In a related development, it was reported that Prof. Benjamin Levich, a world authority in the field of physic-chemical hydrodynamics, who has been seeking without success to emigrate to Israel since 1972, has come under heavy attack in what he termed an official Soviet effort to defame him. The attack on Levich appeared to bear out the anxieties expressed in the appeal by the Jewish activists.

“For a number of years,” the appeal stated, “the Soviet authorities have been trying to isolate the Jewish emigration movement in the USSR from the rest of world Jewry and in the long range to liquidate it completely. For this reason, criminal charges have been opened on false accusations against the well-known Jewish activist and fighter for the repatriation of the Jews, Anatoly Shcharansky.
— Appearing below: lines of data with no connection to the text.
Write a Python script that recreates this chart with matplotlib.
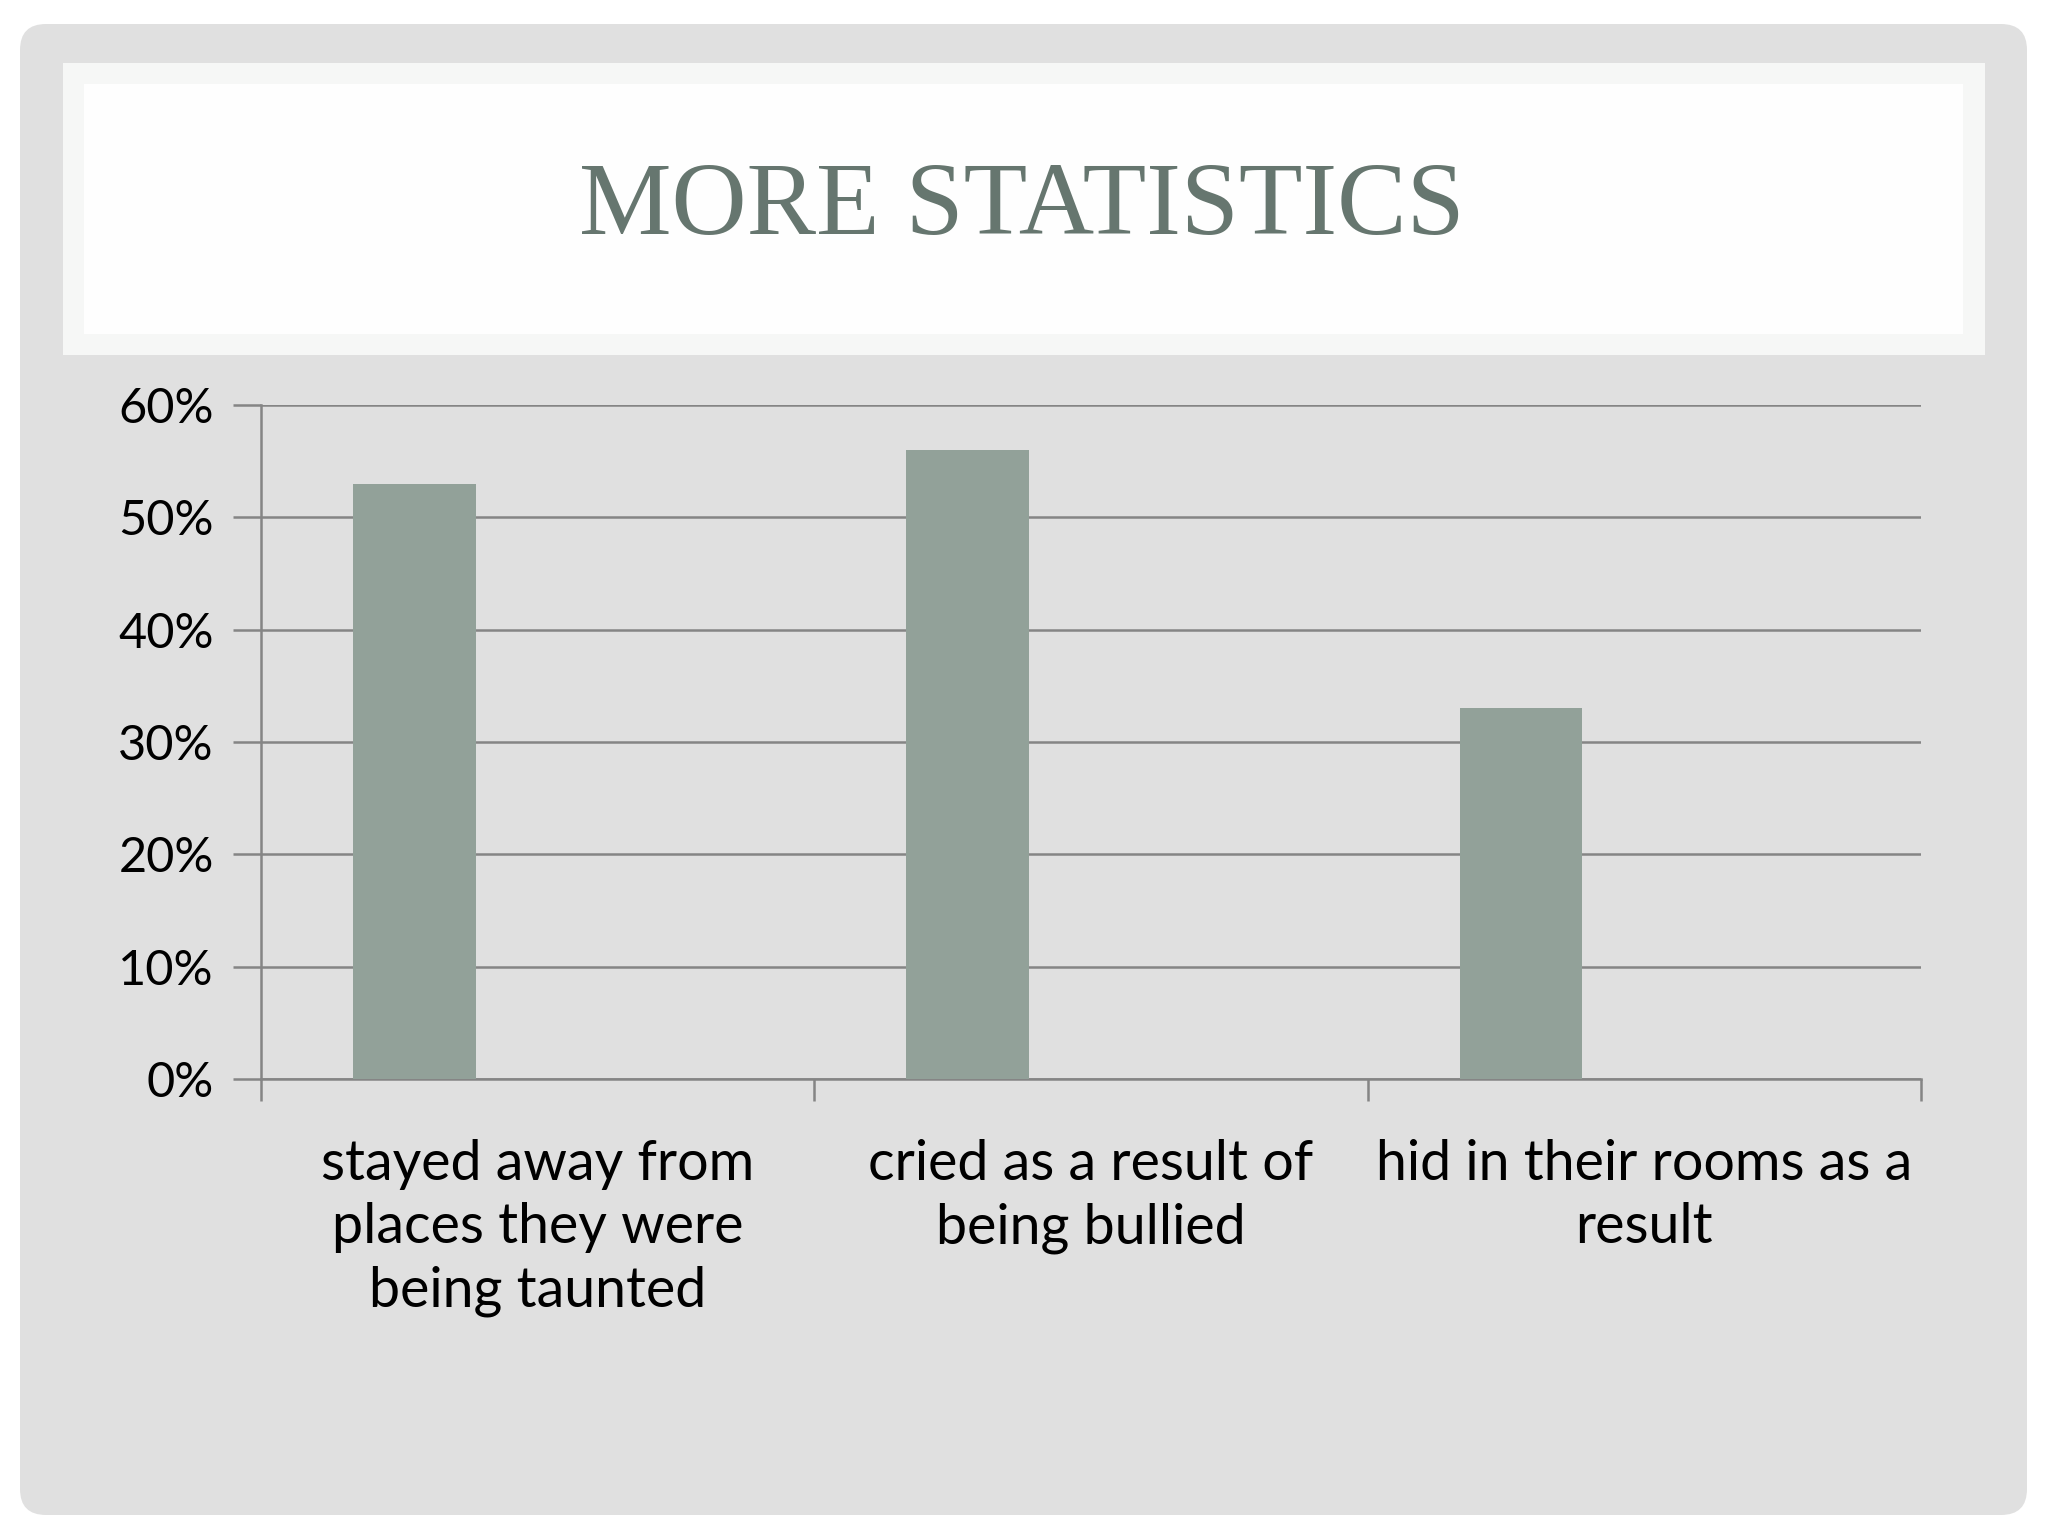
import matplotlib
matplotlib.use("Agg")
import matplotlib.pyplot as plt
from matplotlib.patches import FancyBboxPatch, Rectangle
from matplotlib.ticker import PercentFormatter, FixedLocator

# data
categories = ["stayed away from\nplaces they were\nbeing taunted",
              "cried as a result of\nbeing bullied",
              "hid in their rooms as a\nresult"]
values = [0.53, 0.56, 0.33]
y_ticks = [0.0, 0.1, 0.2, 0.3, 0.4, 0.5, 0.6]

BAR_COLOR = "#92a199"
GRID_COLOR = "#858585"
SLIDE_BG = "#e0e0e0"
TITLE_COLOR = "#66766f"
SANS = ["Lato", "DejaVu Sans"]

fig = plt.figure(figsize=(20.48, 15.36), dpi=100)
fig.patch.set_facecolor("white")

# slide background in pixel coordinates
bg = fig.add_axes([0, 0, 1, 1])
bg.set_xlim(0, 2048)
bg.set_ylim(0, 1536)
bg.axis("off")
bg.add_patch(FancyBboxPatch((20, 21), 2007, 1491,
                            boxstyle="round,pad=0,rounding_size=26",
                            facecolor=SLIDE_BG, edgecolor="none"))
bg.add_patch(Rectangle((63, 1181), 1922, 292, facecolor="#f6f7f6", edgecolor="none"))
bg.add_patch(Rectangle((84, 1202), 1879, 250, facecolor="#fefefe", edgecolor="none"))
bg.text(1022, 1327, "MORE STATISTICS", ha="center", va="center",
        fontsize=75, color=TITLE_COLOR, family=["Liberation Serif", "DejaVu Serif"])

# chart
ax = fig.add_axes([0.1274, 0.2975, 0.8106, 0.4388])
ax.set_facecolor("none")
x = list(range(len(categories)))
offset = -0.223
ax.bar([i + offset for i in x], values, width=0.222, color=BAR_COLOR, zorder=3)

ax.set_xlim(-0.5, len(categories) - 0.5)
ax.set_ylim(0, 0.6)
ax.set_yticks(y_ticks)
ax.yaxis.set_major_formatter(PercentFormatter(1.0, decimals=0))
ax.yaxis.grid(True, color=GRID_COLOR, linewidth=1.8, zorder=0)

ax.set_xticks(x)
ax.set_xticklabels(categories, fontsize=40, family=SANS, linespacing=1.3)
ax.xaxis.set_minor_locator(FixedLocator([i - 0.5 for i in range(len(categories) + 1)]))
ax.tick_params(axis="x", which="major", length=0, pad=43)
ax.tick_params(axis="x", which="minor", length=16, width=1.8, color=GRID_COLOR)
ax.tick_params(axis="y", length=20, width=1.8, color=GRID_COLOR, pad=14,
               labelsize=35)
for lbl in ax.get_yticklabels():
    lbl.set_family(SANS)

for side in ["top", "right"]:
    ax.spines[side].set_visible(False)
for side in ["left", "bottom"]:
    ax.spines[side].set_color(GRID_COLOR)
    ax.spines[side].set_linewidth(1.8)

plt.savefig("out.png", dpi=100, facecolor=fig.get_facecolor())
plt.close()
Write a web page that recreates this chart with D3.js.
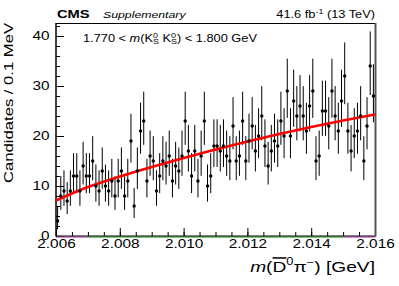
<!DOCTYPE html>
<html>
<head>
<meta charset="utf-8">
<script src="https://cdn.jsdelivr.net/npm/d3@7"></script>
<style>
  html, body { margin: 0; padding: 0; background: #fff; }
  svg { display: block; font-family: "Liberation Sans", Arial, Helvetica, sans-serif; }
</style>
</head>
<body>
<div id="chart"></div>
<script>

// --------------------------------------------------
//  Data
// --------------------------------------------------

// 100 bins of 0.1 MeV starting at 2.006 GeV
const binLow = 2.006;
const binWidth = 0.0001;
const counts = [
  3, 8, 9, 7, 9, 12, 12, 9, 14, 12, 12, 15, 10, 9, 13, 10, 9, 11, 8, 11,
  13, 8, 11, 19, 6, 13, 21, 23, 11, 16, 15, 9, 12, 15, 14, 16, 11, 14, 13, 16,
  23, 17, 12, 17, 11, 16, 23, 10, 12, 18, 18, 17, 18, 16, 15, 22, 15, 16, 23, 15,
  19, 22, 17, 20, 24, 18, 14, 17, 19, 18, 23, 20, 29, 20, 27, 24, 26, 24, 21, 26,
  29, 15, 16, 25, 25, 22, 29, 24, 21, 27, 32, 21, 17, 20, 21, 24, 15, 22, 34, 28
];

// fitted background curve, sampled every 1 MeV
const fitMass  = [2.006, 2.007, 2.008, 2.009, 2.010, 2.011, 2.012, 2.013, 2.014, 2.015, 2.016];
const fitValue = [7.1, 9.8, 11.9, 13.8, 15.6, 17.3, 18.9, 20.4, 21.8, 23.1, 24.3];

// zero-level components along the axis
const greenRange = [2.007, 2.015];
const violetRanges = [[2.006, 2.007], [2.015, 2.016]];

const xTicks = [2.006, 2.008, 2.010, 2.012, 2.014, 2.016];
const yTicks = [0, 10, 20, 30, 40];

// --------------------------------------------------
//  Layout
// --------------------------------------------------

const width = 399;
const height = 286;
const plot = { left: 56, right: 375, top: 23, bottom: 236 };
const sx = 1.28;   // glyphs in the original are wider than Liberation Sans

const x = d3.scaleLinear().domain([2.006, 2.016]).range([plot.left, plot.right]);
const y = d3.scaleLinear().domain([0, 42.6]).range([plot.bottom, plot.top]);

// Gehrels approximation of the Poisson interval
function poissonErr(n) {
  return {
    lo: n > 0 ? Math.sqrt(n - 0.25) : 0,
    hi: Math.sqrt(n + 0.75) + 1
  };
}

const bins = counts.map((n, i) => {
  const e = poissonErr(n);
  return { m: binLow + (i + 0.5) * binWidth, n: n, lo: n - e.lo, hi: n + e.hi };
});

const svg = d3.select('#chart')
  .append('svg')
    .attr('width', width)
    .attr('height', height);

svg.append('rect')
  .attr('width', width).attr('height', height)
  .attr('fill', '#fff');

svg.append('clipPath').attr('id', 'clip')
  .append('rect')
    .attr('x', plot.left).attr('y', plot.top)
    .attr('width', plot.right - plot.left)
    .attr('height', plot.bottom - plot.top);

// --------------------------------------------------
//  Axes
// --------------------------------------------------

const minorY = d3.range(0, 43, 2);
const minorX = d3.range(0, 21).map(i => 2.006 + i * 0.0005);

svg.append('g')
  .attr('transform', `translate(${plot.left},0)`)
  .call(d3.axisLeft(y).tickValues(minorY).tickSizeInner(-4).tickSizeOuter(0).tickFormat(''))
  .call(g => g.select('.domain').remove());

let yAxis = svg.append('g')
  .attr('transform', `translate(${plot.left},0)`)
  .call(d3.axisLeft(y).tickValues(yTicks).tickSizeInner(-8).tickSizeOuter(0)
    .tickPadding(5).tickFormat(d3.format('d')))
  .call(g => g.select('.domain').remove());

svg.append('g')
  .attr('transform', `translate(0,${plot.bottom})`)
  .call(d3.axisBottom(x).tickValues(minorX).tickSizeInner(-4).tickSizeOuter(0).tickFormat(''))
  .call(g => g.select('.domain').remove());

let xAxis = svg.append('g')
  .attr('transform', `translate(0,${plot.bottom})`)
  .call(d3.axisBottom(x).tickValues(xTicks).tickSizeInner(-8).tickSizeOuter(0)
    .tickPadding(3).tickFormat(d3.format('.3f')))
  .call(g => g.select('.domain').remove());

svg.selectAll('.tick line').attr('stroke', '#000').attr('stroke-width', 1);

[yAxis, xAxis].forEach(a => {
  a.attr('font-family', null).attr('font-size', 12);
  a.selectAll('text')
    .attr('fill', '#000')
    .attr('transform', `scale(${sx},1)`);
});

// zero lines of the components
svg.append('line')
  .attr('x1', x(greenRange[0])).attr('x2', x(greenRange[1]))
  .attr('y1', y(0) + 1).attr('y2', y(0) + 1)
  .attr('stroke', '#4fb34f').attr('stroke-width', 1.6);

violetRanges.forEach(r => {
  svg.append('line')
    .attr('x1', x(r[0])).attr('x2', x(r[1]))
    .attr('y1', y(0) + 1).attr('y2', y(0) + 1)
    .attr('stroke', '#d070d0').attr('stroke-width', 1.6);
});

// frame
svg.append('line')
  .attr('x1', plot.left).attr('x2', plot.right)
  .attr('y1', plot.top + 0.5).attr('y2', plot.top + 0.5)
  .attr('stroke', '#000').attr('stroke-width', 1);
svg.append('line')
  .attr('x1', plot.left).attr('x2', plot.right + 1)
  .attr('y1', plot.bottom).attr('y2', plot.bottom)
  .attr('stroke', '#000').attr('stroke-width', 1);
svg.append('line')
  .attr('x1', plot.left).attr('x2', plot.left)
  .attr('y1', plot.top).attr('y2', plot.bottom + 0.5)
  .attr('stroke', '#000').attr('stroke-width', 1.5);
svg.append('line')
  .attr('x1', plot.right + 0.5).attr('x2', plot.right + 0.5)
  .attr('y1', plot.top).attr('y2', plot.bottom + 0.5)
  .attr('stroke', '#555').attr('stroke-width', 2);

// --------------------------------------------------
//  Data points and fit
// --------------------------------------------------

const area = svg.append('g').attr('clip-path', 'url(#clip)');

area.selectAll('line.err')
  .data(bins)
  .enter()
  .append('line')
    .attr('class', 'err')
    .attr('x1', d => x(d.m)).attr('x2', d => x(d.m))
    .attr('y1', d => y(d.lo)).attr('y2', d => y(d.hi))
    .attr('stroke', '#000')
    .attr('stroke-width', 1);

const fitLine = d3.line()
  .x((d, i) => x(fitMass[i]))
  .y(d => y(d))
  .curve(d3.curveMonotoneX);

area.append('path')
  .attr('d', fitLine(fitValue))
  .attr('fill', 'none')
  .attr('stroke', '#ff0000')
  .attr('stroke-width', 2.6);

area.selectAll('circle')
  .data(bins)
  .enter()
  .append('circle')
    .attr('cx', d => x(d.m))
    .attr('cy', d => y(d.n))
    .attr('r', 1.7)
    .attr('fill', '#000');

// --------------------------------------------------
//  Texts
// --------------------------------------------------

function textAt(px, py, size, anchor, rotate) {
  return svg.append('text')
    .attr('transform', `translate(${px},${py})` + (rotate ? ` rotate(${rotate})` : '') + ` scale(${sx},1)`)
    .attr('font-size', size)
    .attr('text-anchor', anchor || 'start')
    .attr('fill', '#000');
}

textAt(57, 17.5, 11.5).attr('font-weight', 'bold').text('CMS');
textAt(103, 17.5, 9.6).attr('font-style', 'italic').text('Supplementary');

let lumi = textAt(375, 17.5, 10, 'end');
lumi.append('tspan').text('41.6 fb');
lumi.append('tspan').attr('font-size', 7).attr('dy', -4).text('-1');
lumi.append('tspan').attr('dy', 4).text(' (13 TeV)');

// 1.770 < m(K0S K0S) < 1.800 GeV
let range = textAt(83, 41.7, 10);
range.append('tspan').text('1.770 < ');
range.append('tspan').attr('font-style', 'italic').text('m');
range.append('tspan').text('(K');
range.append('tspan').attr('font-size', 7).attr('dy', -4).text('0');
range.append('tspan').attr('font-size', 7).attr('dx', -3.9).attr('dy', 6.5).text('S');
range.append('tspan').attr('dy', -2.5).text(' K');
range.append('tspan').attr('font-size', 7).attr('dy', -4).text('0');
range.append('tspan').attr('font-size', 7).attr('dx', -3.9).attr('dy', 6.5).text('S');
range.append('tspan').attr('dy', -2.5).text(') < 1.800 GeV');

// x title: m(D0bar pi-) [GeV]
let xTitle = textAt(375, 272, 15, 'end');
xTitle.append('tspan').attr('font-style', 'italic').text('m');
xTitle.append('tspan').text('(');
xTitle.append('tspan').style('text-decoration', 'overline').text('D');
xTitle.append('tspan').attr('font-size', 10).attr('dy', -7).text('0');
xTitle.append('tspan').attr('dy', 7).text('\u03c0');
xTitle.append('tspan').attr('font-size', 10).attr('dy', -6).text('\u2212');
xTitle.append('tspan').attr('dy', 6).text(') [GeV]');

textAt(12.8, 23, 13, 'end', -90).text('Candidates / 0.1 MeV');

</script>
</body>
</html>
“According to the authorities’ plan, the accusation of Shcharansky should have also put to an end our contacts with foreign tourists, correspondents, political, scientific, religious and cultural leaders of the West who are showing an interest in the problem of Jewish emigration.”

REFUSNIKS BEING QUESTIONED

The appeal also stated that dozens of Jewish refusniks are presently being called to Moscow’s Lefortovo prison, where Shcharansky is being held, for questioning. “They are frightened and threatened with criminal charges for signing letters and petitions,” the appeal stated. Among those signing the document, the NCSJ reported, were Ida Nudel, Vladimir Slepak, Dina Beilina, Zakhar Tesker, Victor Elistratov and Yevgeny Yakir.

In releasing the appeal, the NCSJ also announced that an Ad Hoc Commission on Justice for Shcharansky will meet in Washington Sept. 20. Sen. Frank Church (D.Idaho) has agreed to serve as one of the commissioners, while co-counsels will be Prof. Alan Dershowitz of Harvard University and Jack Greenberg of the NAACP Legal Defense Fund, according to the NCSJ.

CAMPAIGN TO DEFAME LEVICH

Levich told a press conference at his home in Moscow yesterday that he feared a Soviet campaign to defame him and disclosed that he had received threatening phone calls warning him not to speak to Western journalists.

Levich told reporters that a personal attack on him had been launched in the current issue of Literary Gazette, the official weekly publication of the Soviet Writers’ Union. He said an anonymous caller warned him that if he replied to the attack, there will be other denunciations and that his moral character would be called into question. Levich said he was ignoring the warning and was sending an open letter to the weekly replying to the attack.

The scientist said that the attack in the Gazette was apparently prompted because other Soviet and Western scientists are coming to his defense. Levich noted that the magazine, in the same article, attacked the international scientific conference at Oxford University last month honoring him on his 60th birthday. Soviet authorities refused to let him attend. At that time, Levich stated that he feared for his future.

The article, which Levich described as “an ominous sign” and as “slander and blackmail,” claimed that the Oxford conference, which was attended by 150 scientists including 19 Nobel Prize laureates, was “an organized anti-Soviet action” and a “pro-Israel-smelling plot.”